I do! I have a chair with some really comfy pillows, and a good lamp nearby, and a little table with my laptop and notebooks (I tend to write a lot by hand) and some pens.

  1. Do you have a favorite food or drink you must have nearby when writing?
I rarely eat while I’m writing – but I usually drink coffee, or wine, depending on what time of day I’m writing.

  1. Do you listen to music while you write?
Not usually, unless I’m stuck on a scene. If it’s music that I love, I usually wind up singing along, and that’s not conducive to writing… I wind up with song lyrics stuck in the middle of sentences!

  1. What books did you enjoy as a child?
Everything! I loved Laura Ingalls Wilder, Elizabeth George Speare, Madeleine L’Engle, but also Louis L’Amour, John Jakes and James Clavell (I was a rather precocious reader!)

  1. What is your favorite thing to do when you're not writing?
I love to knit. I’m not very good at it, but I love to do it. I make mostly scarfs and shawls and things that don’t really have to be any particular size. If you’d like a warm and snuggly, yet slightly amorphous but mostly rectangular blob of knitting, I’m your girl.

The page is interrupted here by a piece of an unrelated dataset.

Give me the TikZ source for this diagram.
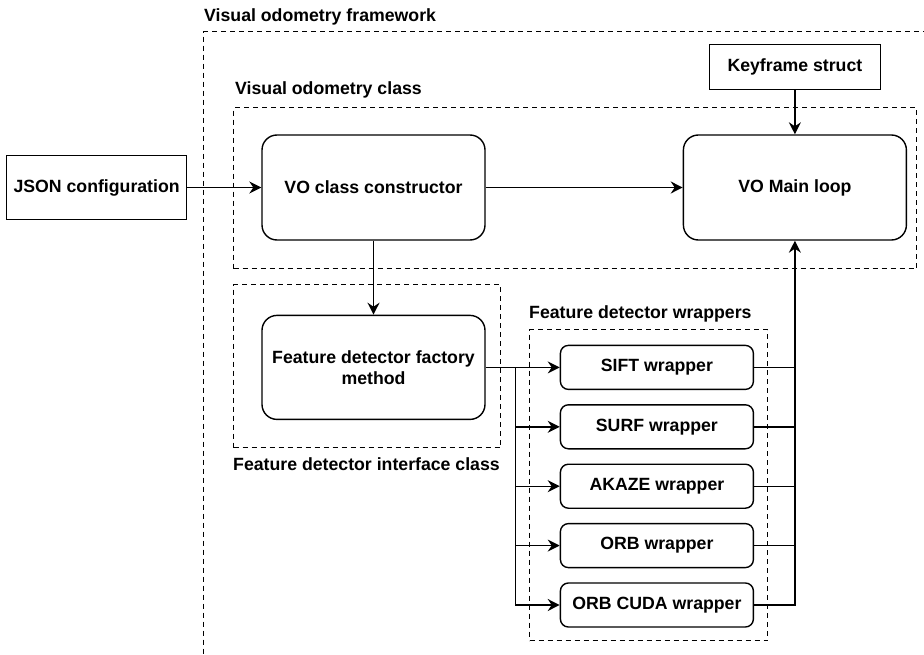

  1. What are you working on next?
I’ve got two more novels for the Pinkerton Brides series plotted out and I’m in the process of figuring out the characters’ names and where they come from and all that. One will be an unexpected romance, and one will be a mystery. I’m really excited about both of them, I think they’ll be a lot of fun to write (and to read!) And there will be more on the way!